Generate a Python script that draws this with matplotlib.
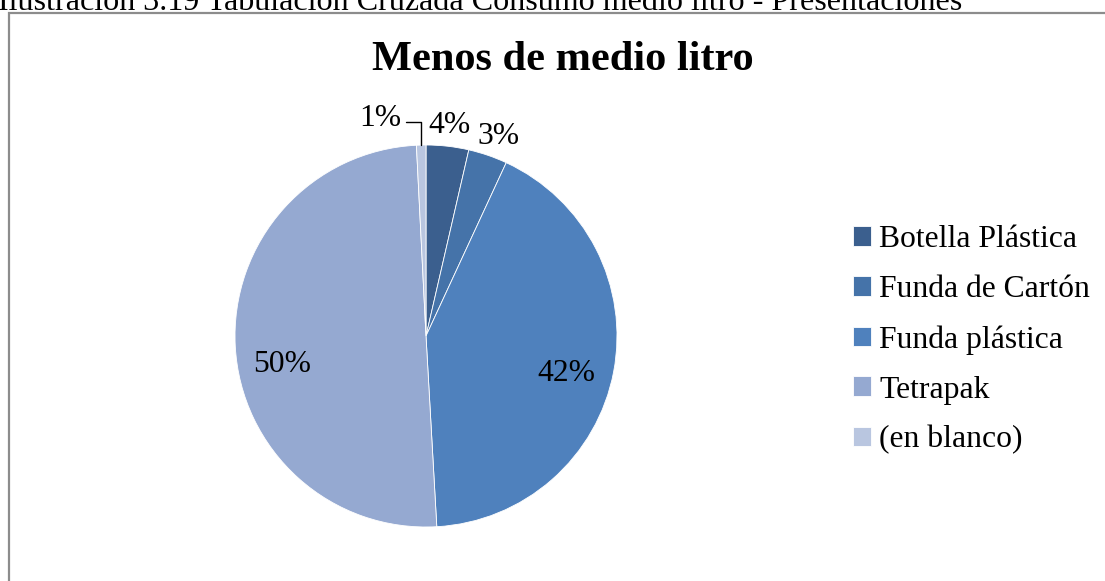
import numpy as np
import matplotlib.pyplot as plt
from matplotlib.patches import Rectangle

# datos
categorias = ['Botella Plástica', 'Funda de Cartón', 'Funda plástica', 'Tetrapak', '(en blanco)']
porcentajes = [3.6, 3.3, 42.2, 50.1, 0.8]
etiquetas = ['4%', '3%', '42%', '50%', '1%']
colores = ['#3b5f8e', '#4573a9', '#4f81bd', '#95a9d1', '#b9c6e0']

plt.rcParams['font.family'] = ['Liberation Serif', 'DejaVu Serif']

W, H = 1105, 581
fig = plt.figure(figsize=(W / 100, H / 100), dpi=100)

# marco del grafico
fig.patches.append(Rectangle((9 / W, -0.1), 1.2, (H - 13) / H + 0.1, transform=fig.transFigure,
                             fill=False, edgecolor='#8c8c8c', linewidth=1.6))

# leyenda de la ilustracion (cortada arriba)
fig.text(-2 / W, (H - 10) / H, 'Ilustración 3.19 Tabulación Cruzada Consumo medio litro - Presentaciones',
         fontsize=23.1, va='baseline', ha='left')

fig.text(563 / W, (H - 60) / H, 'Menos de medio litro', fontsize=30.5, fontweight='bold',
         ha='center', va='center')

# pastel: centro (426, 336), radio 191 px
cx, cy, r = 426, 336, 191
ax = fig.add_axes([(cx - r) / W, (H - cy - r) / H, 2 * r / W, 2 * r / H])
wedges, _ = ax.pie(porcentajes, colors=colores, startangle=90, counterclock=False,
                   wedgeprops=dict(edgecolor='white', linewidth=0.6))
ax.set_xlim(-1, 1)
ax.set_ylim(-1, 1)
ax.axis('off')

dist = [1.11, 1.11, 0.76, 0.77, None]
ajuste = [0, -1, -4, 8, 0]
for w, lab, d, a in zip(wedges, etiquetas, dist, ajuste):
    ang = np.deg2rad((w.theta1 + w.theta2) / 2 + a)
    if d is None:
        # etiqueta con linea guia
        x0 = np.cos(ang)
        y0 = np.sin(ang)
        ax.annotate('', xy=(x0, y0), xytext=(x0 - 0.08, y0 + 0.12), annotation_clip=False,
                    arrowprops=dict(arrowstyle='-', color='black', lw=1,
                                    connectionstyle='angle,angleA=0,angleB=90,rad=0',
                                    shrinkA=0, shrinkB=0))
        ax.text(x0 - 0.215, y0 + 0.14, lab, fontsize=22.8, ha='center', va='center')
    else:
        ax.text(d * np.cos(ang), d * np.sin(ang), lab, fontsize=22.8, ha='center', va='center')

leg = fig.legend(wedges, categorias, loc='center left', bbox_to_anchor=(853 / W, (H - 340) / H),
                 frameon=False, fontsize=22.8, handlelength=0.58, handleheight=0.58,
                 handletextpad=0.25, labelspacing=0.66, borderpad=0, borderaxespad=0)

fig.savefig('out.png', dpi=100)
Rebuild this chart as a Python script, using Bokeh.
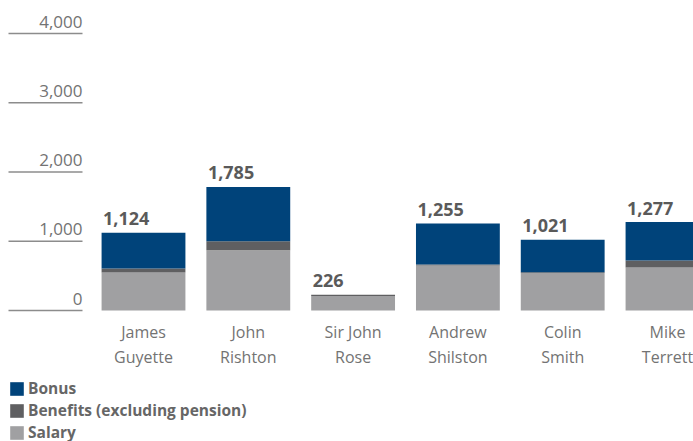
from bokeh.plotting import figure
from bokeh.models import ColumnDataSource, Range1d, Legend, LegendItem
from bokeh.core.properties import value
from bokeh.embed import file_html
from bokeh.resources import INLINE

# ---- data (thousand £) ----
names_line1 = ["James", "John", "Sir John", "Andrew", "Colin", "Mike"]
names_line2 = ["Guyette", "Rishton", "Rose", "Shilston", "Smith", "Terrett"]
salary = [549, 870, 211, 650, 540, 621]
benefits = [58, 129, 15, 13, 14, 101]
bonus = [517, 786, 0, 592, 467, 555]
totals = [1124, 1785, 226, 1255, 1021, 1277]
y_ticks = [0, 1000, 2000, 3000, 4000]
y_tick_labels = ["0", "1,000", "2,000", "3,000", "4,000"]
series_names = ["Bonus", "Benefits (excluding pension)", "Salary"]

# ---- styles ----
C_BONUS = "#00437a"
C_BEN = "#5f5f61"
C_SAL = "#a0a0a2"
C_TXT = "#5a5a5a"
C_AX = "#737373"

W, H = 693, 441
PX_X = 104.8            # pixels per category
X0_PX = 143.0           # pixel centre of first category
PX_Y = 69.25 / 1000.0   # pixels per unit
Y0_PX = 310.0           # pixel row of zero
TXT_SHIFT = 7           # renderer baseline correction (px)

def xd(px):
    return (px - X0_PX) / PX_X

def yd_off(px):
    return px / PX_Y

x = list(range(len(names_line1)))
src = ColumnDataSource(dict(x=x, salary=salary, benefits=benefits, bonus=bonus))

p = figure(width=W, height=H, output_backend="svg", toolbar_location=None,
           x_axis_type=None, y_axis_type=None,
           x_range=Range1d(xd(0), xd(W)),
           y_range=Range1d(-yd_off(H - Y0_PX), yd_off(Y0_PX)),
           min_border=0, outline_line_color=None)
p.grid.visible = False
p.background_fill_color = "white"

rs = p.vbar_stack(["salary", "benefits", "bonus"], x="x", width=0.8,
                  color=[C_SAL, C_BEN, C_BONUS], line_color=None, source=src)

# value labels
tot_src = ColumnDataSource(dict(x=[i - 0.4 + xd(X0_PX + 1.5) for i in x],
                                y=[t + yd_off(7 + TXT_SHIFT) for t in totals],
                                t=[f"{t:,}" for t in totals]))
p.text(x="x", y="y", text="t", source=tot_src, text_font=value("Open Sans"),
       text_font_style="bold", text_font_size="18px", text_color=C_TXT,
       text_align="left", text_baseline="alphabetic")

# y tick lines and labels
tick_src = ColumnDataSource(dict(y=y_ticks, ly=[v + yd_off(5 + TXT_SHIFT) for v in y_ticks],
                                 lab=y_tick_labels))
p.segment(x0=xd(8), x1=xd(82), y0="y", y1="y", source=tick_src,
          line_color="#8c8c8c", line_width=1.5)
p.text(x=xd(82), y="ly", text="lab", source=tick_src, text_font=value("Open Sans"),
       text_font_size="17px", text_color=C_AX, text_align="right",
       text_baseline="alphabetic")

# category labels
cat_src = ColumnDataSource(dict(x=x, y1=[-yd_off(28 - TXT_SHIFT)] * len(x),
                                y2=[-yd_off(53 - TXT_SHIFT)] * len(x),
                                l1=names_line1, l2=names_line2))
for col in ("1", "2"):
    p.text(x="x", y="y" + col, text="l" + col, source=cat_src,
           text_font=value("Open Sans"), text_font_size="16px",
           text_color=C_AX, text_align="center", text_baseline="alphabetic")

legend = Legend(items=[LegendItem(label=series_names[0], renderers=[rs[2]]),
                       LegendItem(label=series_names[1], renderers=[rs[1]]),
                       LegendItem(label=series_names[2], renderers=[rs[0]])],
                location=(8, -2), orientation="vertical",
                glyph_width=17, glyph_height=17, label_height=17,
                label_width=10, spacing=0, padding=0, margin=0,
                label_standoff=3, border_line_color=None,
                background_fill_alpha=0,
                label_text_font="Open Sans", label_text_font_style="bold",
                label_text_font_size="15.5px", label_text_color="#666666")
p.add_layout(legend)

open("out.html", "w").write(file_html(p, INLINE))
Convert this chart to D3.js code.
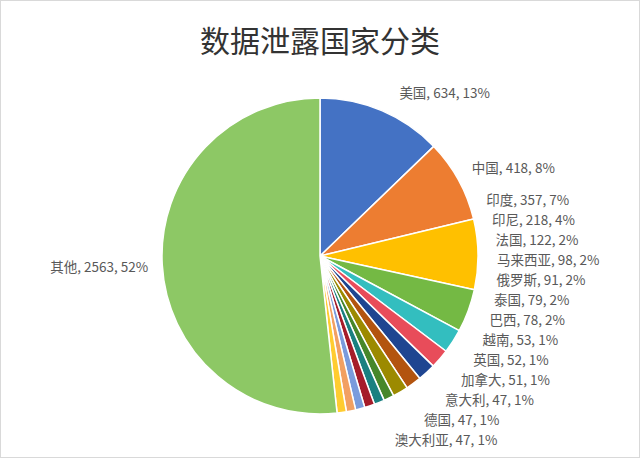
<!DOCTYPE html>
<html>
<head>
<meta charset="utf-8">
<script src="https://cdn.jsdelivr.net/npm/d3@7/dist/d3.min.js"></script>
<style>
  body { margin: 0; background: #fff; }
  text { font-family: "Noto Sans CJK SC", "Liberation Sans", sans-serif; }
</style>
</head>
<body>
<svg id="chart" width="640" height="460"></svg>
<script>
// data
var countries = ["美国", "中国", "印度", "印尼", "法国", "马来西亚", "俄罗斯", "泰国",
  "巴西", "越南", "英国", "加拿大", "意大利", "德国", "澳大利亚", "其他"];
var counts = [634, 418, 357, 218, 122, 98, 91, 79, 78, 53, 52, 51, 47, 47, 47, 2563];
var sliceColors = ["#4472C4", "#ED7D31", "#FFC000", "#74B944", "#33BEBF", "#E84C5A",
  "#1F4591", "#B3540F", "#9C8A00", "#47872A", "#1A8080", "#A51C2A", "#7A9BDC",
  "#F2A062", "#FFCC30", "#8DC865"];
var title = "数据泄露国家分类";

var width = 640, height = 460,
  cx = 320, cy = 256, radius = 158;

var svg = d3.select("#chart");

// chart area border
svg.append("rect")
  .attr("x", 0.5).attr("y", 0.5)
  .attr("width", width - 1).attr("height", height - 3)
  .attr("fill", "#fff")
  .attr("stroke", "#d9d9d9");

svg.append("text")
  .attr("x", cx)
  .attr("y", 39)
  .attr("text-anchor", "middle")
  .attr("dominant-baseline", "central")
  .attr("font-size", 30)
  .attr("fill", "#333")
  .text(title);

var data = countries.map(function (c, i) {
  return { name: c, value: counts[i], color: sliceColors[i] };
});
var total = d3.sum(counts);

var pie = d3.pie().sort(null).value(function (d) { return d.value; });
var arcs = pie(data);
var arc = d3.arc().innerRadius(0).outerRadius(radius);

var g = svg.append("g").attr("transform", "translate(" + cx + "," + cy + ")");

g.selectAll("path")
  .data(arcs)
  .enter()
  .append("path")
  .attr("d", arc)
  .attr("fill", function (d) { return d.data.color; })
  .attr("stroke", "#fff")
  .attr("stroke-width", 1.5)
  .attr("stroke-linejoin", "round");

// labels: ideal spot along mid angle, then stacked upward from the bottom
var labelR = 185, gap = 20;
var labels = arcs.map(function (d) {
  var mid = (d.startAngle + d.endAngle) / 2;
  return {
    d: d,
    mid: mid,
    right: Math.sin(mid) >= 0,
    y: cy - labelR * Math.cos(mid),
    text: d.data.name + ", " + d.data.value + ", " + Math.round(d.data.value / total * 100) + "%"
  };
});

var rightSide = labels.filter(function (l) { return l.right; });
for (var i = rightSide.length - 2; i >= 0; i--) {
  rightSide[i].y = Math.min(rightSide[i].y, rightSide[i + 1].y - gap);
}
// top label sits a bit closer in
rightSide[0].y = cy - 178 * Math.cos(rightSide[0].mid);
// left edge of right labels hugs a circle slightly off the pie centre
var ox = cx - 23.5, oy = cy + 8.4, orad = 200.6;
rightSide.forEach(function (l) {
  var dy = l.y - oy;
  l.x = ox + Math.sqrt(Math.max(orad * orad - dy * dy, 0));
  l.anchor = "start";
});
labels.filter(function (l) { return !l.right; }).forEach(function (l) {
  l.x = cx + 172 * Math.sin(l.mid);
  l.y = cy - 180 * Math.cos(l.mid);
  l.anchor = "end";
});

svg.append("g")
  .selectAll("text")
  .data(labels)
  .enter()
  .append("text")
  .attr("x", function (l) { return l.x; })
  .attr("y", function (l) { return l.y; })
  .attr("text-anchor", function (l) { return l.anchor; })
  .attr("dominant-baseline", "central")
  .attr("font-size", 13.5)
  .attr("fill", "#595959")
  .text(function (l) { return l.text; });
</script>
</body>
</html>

::::

§ Problem: Transcribe exactly, with no pictures, the lines running from the first line of the material through the line holding "fill=False, edgecolor='#8c8c8c', linewidth=1.6))".

§ Written solution:
Generate a Python script that draws this with matplotlib.
import numpy as np
import matplotlib.pyplot as plt
from matplotlib.patches import Rectangle

# datos
categorias = ['Botella Plástica', 'Funda de Cartón', 'Funda plástica', 'Tetrapak', '(en blanco)']
porcentajes = [3.6, 3.3, 42.2, 50.1, 0.8]
etiquetas = ['4%', '3%', '42%', '50%', '1%']
colores = ['#3b5f8e', '#4573a9', '#4f81bd', '#95a9d1', '#b9c6e0']

plt.rcParams['font.family'] = ['Liberation Serif', 'DejaVu Serif']

W, H = 1105, 581
fig = plt.figure(figsize=(W / 100, H / 100), dpi=100)

# marco del grafico
fig.patches.append(Rectangle((9 / W, -0.1), 1.2, (H - 13) / H + 0.1, transform=fig.transFigure,
                             fill=False, edgecolor='#8c8c8c', linewidth=1.6))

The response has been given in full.